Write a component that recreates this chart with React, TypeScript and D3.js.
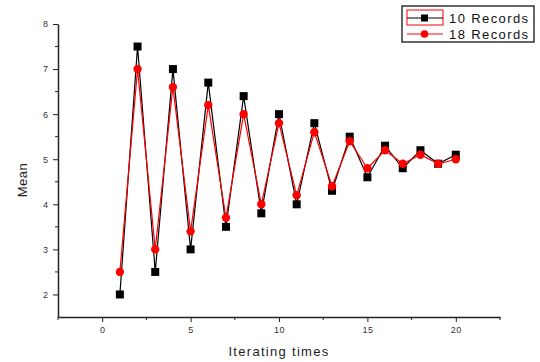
import { useEffect, useRef } from "react"
import * as d3 from "d3"

const iterations = d3.range(1, 21)
const records10 = [2.0, 7.5, 2.5, 7.0, 3.0, 6.7, 3.5, 6.4, 3.8, 6.0, 4.0, 5.8, 4.3, 5.5, 4.6, 5.3, 4.8, 5.2, 4.9, 5.1]
const records18 = [2.5, 7.0, 3.0, 6.6, 3.4, 6.2, 3.7, 6.0, 4.0, 5.8, 4.2, 5.6, 4.4, 5.4, 4.8, 5.2, 4.9, 5.1, 4.9, 5.0]
const xTicks = [0, 5, 10, 15, 20]
const yTicks = [2, 3, 4, 5, 6, 7, 8]
const seriesNames = ["10 Records", "18 Records"]

const App = () => {
  const svgRef = useRef<SVGSVGElement>(null)

  useEffect(() => {
    const svg = d3.select(svgRef.current)
    svg.selectAll("*").remove()

    const width = 540
    const height = 362
    const margin = { top: 24, right: 40, bottom: 45, left: 58 }

    const x = d3.scaleLinear().domain([-2.5, 22.5]).range([margin.left, width - margin.right])
    const y = d3.scaleLinear().domain([1.5, 8]).range([height - margin.bottom, margin.top])

    const font = "Arial, 'Liberation Sans', sans-serif"

    // axes
    const xAxis = svg
      .append("g")
      .attr("transform", `translate(0,${y(1.5)})`)
      .call(d3.axisBottom(x).tickValues(xTicks).tickFormat(d3.format("d")).tickSize(5).tickPadding(5).tickSizeOuter(0))
    xAxis.select(".domain").attr("stroke", "#222").attr("stroke-width", 1.5)
    xAxis.selectAll("text").style("font-family", font).style("font-size", "9px").style("letter-spacing", "0.5px").attr("fill", "#333")
    xAxis.selectAll("line").attr("stroke", "#222")
    svg
      .append("g")
      .selectAll("line")
      .data([-2.5, 2.5, 7.5, 12.5, 17.5, 22.5])
      .join("line")
      .attr("x1", (d) => x(d))
      .attr("x2", (d) => x(d))
      .attr("y1", y(1.5))
      .attr("y2", y(1.5) + 3)
      .attr("stroke", "#222")

    const yAxis = svg
      .append("g")
      .attr("transform", `translate(${x(-2.5)},0)`)
      .call(d3.axisLeft(y).tickValues(yTicks).tickFormat(d3.format("d")).tickSize(5).tickPadding(5).tickSizeOuter(0))
    yAxis.select(".domain").attr("stroke", "#222").attr("stroke-width", 1.5)
    yAxis.selectAll("text").style("font-family", font).style("font-size", "9px").attr("fill", "#333")
    yAxis.selectAll("line").attr("stroke", "#222")
    svg
      .append("g")
      .selectAll("line")
      .data([2.5, 3.5, 4.5, 5.5, 6.5, 7.5])
      .join("line")
      .attr("x1", x(-2.5))
      .attr("x2", x(-2.5) - 3)
      .attr("y1", (d) => y(d))
      .attr("y2", (d) => y(d))
      .attr("stroke", "#222")

    // axis titles
    svg
      .append("text")
      .attr("x", (x(-2.5) + x(22.5)) / 2)
      .attr("y", 356)
      .attr("text-anchor", "middle")
      .style("font-family", font)
      .style("font-size", "13px")
      .style("letter-spacing", "1.3px")
      .attr("fill", "#222")
      .text("Iterating times")
    svg
      .append("text")
      .attr("transform", `translate(27,180) rotate(-90)`)
      .attr("text-anchor", "middle")
      .style("font-family", font)
      .style("font-size", "13px")
      .style("letter-spacing", "0.5px")
      .attr("fill", "#222")
      .text("Mean")

    const line = d3
      .line<number>()
      .x((_, i) => x(iterations[i]))
      .y((d) => y(d))

    // 10 records (black squares)
    svg.append("path").datum(records10).attr("d", line).attr("fill", "none").attr("stroke", "#000").attr("stroke-width", 1.2)
    svg
      .append("g")
      .selectAll("rect")
      .data(records10)
      .join("rect")
      .attr("x", (_, i) => x(iterations[i]) - 4)
      .attr("y", (d) => y(d) - 4)
      .attr("width", 8)
      .attr("height", 8)
      .attr("fill", "#000")

    // 18 records (red circles)
    svg.append("path").datum(records18).attr("d", line).attr("fill", "none").attr("stroke", "#ff0000").attr("stroke-width", 1.2)
    svg
      .append("g")
      .selectAll("circle")
      .data(records18)
      .join("circle")
      .attr("cx", (_, i) => x(iterations[i]))
      .attr("cy", (d) => y(d))
      .attr("r", 4.2)
      .attr("fill", "#ff0000")

    // legend
    const lg = svg.append("g")
    lg.append("rect")
      .attr("x", 402)
      .attr("y", 6)
      .attr("width", 132)
      .attr("height", 36)
      .attr("fill", "#fff")
      .attr("stroke", "#000")
      .attr("stroke-width", 1.2)
    lg.append("rect")
      .attr("x", 407)
      .attr("y", 10)
      .attr("width", 36)
      .attr("height", 15)
      .attr("fill", "none")
      .attr("stroke", "#ff0000")
      .attr("stroke-width", 1)
    seriesNames.forEach((name, i) => {
      const cy = 18 + i * 16
      const color = i === 0 ? "#000" : "#ff0000"
      lg.append("line").attr("x1", 407).attr("x2", 443).attr("y1", cy).attr("y2", cy).attr("stroke", color).attr("stroke-width", 1)
      if (i === 0) {
        lg.append("rect").attr("x", 421).attr("y", cy - 3.5).attr("width", 7).attr("height", 7).attr("fill", color)
      } else {
        lg.append("circle").attr("cx", 424.5).attr("cy", cy).attr("r", 3.8).attr("fill", color)
      }
      lg.append("text")
        .attr("x", 449)
        .attr("y", cy + 5)
        .style("font-family", font)
        .style("font-size", "13px")
        .style("letter-spacing", "1.4px")
        .attr("fill", "#111")
        .text(name)
    })
  }, [])

  return <svg ref={svgRef} width={540} height={362} style={{ position: "absolute", left: 0, top: 0, background: "#fff" }} />
}

export default App
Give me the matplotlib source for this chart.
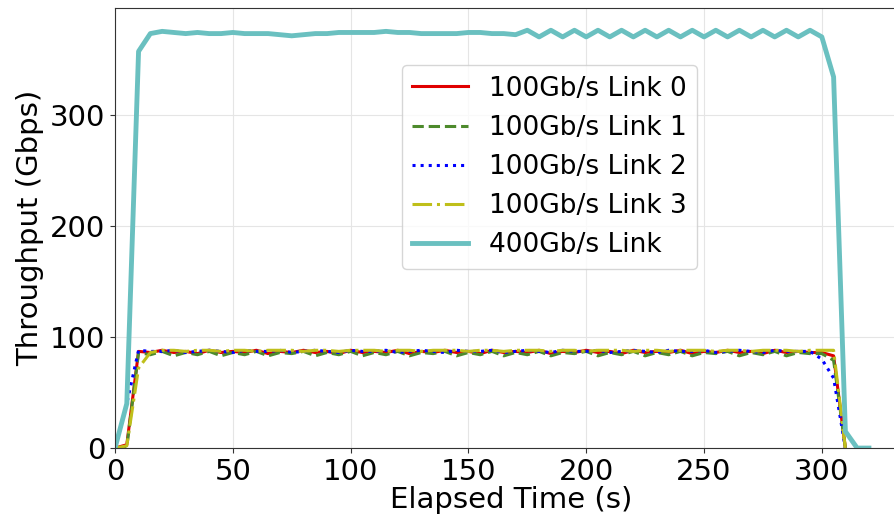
import matplotlib
matplotlib.use("Agg")
import matplotlib.pyplot as plt

# sample times (s)
T_100G = list(range(0, 315, 5))
T_400G = list(range(0, 325, 5))

LINK0 = [0, 3, 87, 86, 88, 86, 87, 85, 88, 86,
         87, 86, 88, 85, 87, 86, 88, 86, 87, 85,
         88, 86, 87, 86, 88, 85, 87, 86, 88, 86,
         87, 85, 88, 86, 87, 86, 88, 85, 87, 86,
         88, 86, 87, 85, 88, 86, 87, 86, 88, 85,
         87, 86, 88, 86, 87, 85, 88, 86, 87, 86,
         86, 83, 0]
LINK1 = [0, 1, 86, 84, 87, 83, 86, 84, 87, 83,
         86, 84, 87, 83, 86, 85, 87, 83, 86, 84,
         87, 83, 86, 84, 87, 83, 86, 85, 87, 83,
         86, 84, 87, 83, 86, 84, 87, 83, 86, 85,
         87, 83, 86, 84, 87, 83, 86, 84, 87, 83,
         86, 85, 87, 83, 86, 84, 87, 83, 86, 85,
         85, 79, 0]
LINK2 = [0, 40, 88, 87, 87, 88, 86, 87, 88, 87,
         86, 88, 87, 87, 88, 86, 87, 88, 87, 86,
         88, 87, 87, 88, 86, 87, 88, 87, 86, 88,
         87, 87, 88, 86, 87, 88, 87, 86, 88, 87,
         87, 88, 86, 87, 88, 87, 86, 88, 87, 87,
         88, 86, 87, 88, 87, 86, 88, 87, 87, 87,
         80, 63, 0]
LINK3 = [0, 2, 72, 86, 88, 88, 87, 88, 88, 87,
         88, 88, 87, 88, 88, 88, 87, 88, 88, 87,
         88, 88, 88, 87, 88, 88, 87, 88, 88, 88,
         87, 88, 88, 87, 88, 88, 88, 87, 88, 88,
         87, 88, 88, 88, 87, 88, 88, 87, 88, 88,
         88, 87, 88, 88, 87, 88, 88, 88, 87, 88,
         88, 88, 0]
LINK400 = [0, 40, 357, 373, 375, 374, 373, 374, 373, 373,
           374, 373, 373, 373, 372, 371, 372, 373, 373, 374,
           374, 374, 374, 375, 374, 374, 373, 373, 373, 373,
           374, 374, 373, 373, 372, 376, 370, 376, 370, 376,
           370, 376, 370, 376, 370, 376, 370, 376, 370, 376,
           370, 376, 370, 376, 370, 376, 370, 376, 370, 376,
           370, 334, 15, 0, 0]

SERIES = [
    (T_100G, LINK0, "100Gb/s Link 0", "#e00000", "-", 2.2),
    (T_100G, LINK1, "100Gb/s Link 1", "#4d8a2c", "--", 2.2),
    (T_100G, LINK2, "100Gb/s Link 2", "#0000ff", ":", 2.2),
    (T_100G, LINK3, "100Gb/s Link 3", "#bfbf1a", "-.", 2.2),
    (T_400G, LINK400, "400Gb/s Link", "#6ac0c0", "-", 3.5),
]

fig = plt.figure(figsize=(8.95, 5.18), dpi=100)
ax = fig.add_axes([0.1285, 0.135, 0.8845, 0.8495])
for t, y, name, color, ls, lw in SERIES:
    ax.plot(t, y, ls=ls, lw=lw, color=color, label=name)

ax.set_xlim(0, 336)
ax.set_ylim(0, 396)
ax.set_xticks([0, 50, 100, 150, 200, 250, 300])
ax.set_yticks([0, 100, 200, 300])
ax.tick_params(labelsize=21, color="#333333")
ax.grid(True, color="#e5e5e5", lw=0.8)
ax.set_axisbelow(True)
for s in ax.spines.values():
    s.set_color("#333333")
ax.set_xlabel("Elapsed Time (s)", fontsize=21, labelpad=0)
ax.set_ylabel("Throughput (Gbps)", fontsize=21)

ax.legend(loc="upper left", bbox_to_anchor=(0.449, 0.8745), bbox_transform=fig.transFigure,
          borderaxespad=0, fontsize=19, handlelength=2.1)

fig.savefig("out.png", dpi=100)
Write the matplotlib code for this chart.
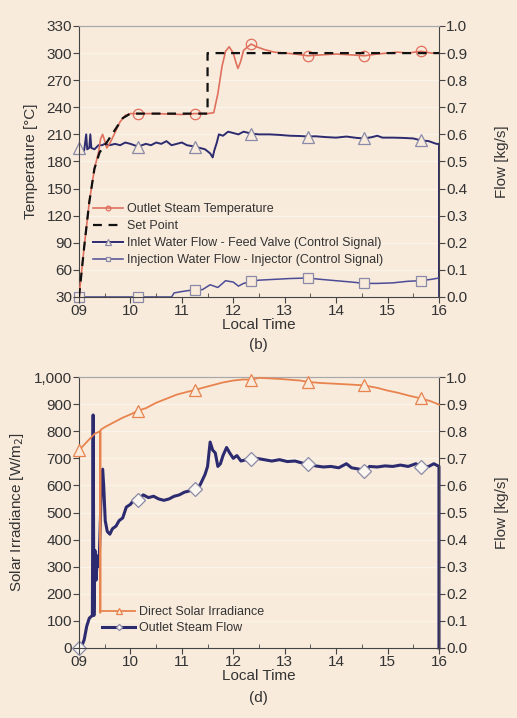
####
Where a line in the entries holds "Write", copy that line.

Write a component that recreates this chart with React, TypeScript and D3.js.
Write the matplotlib code for this chart.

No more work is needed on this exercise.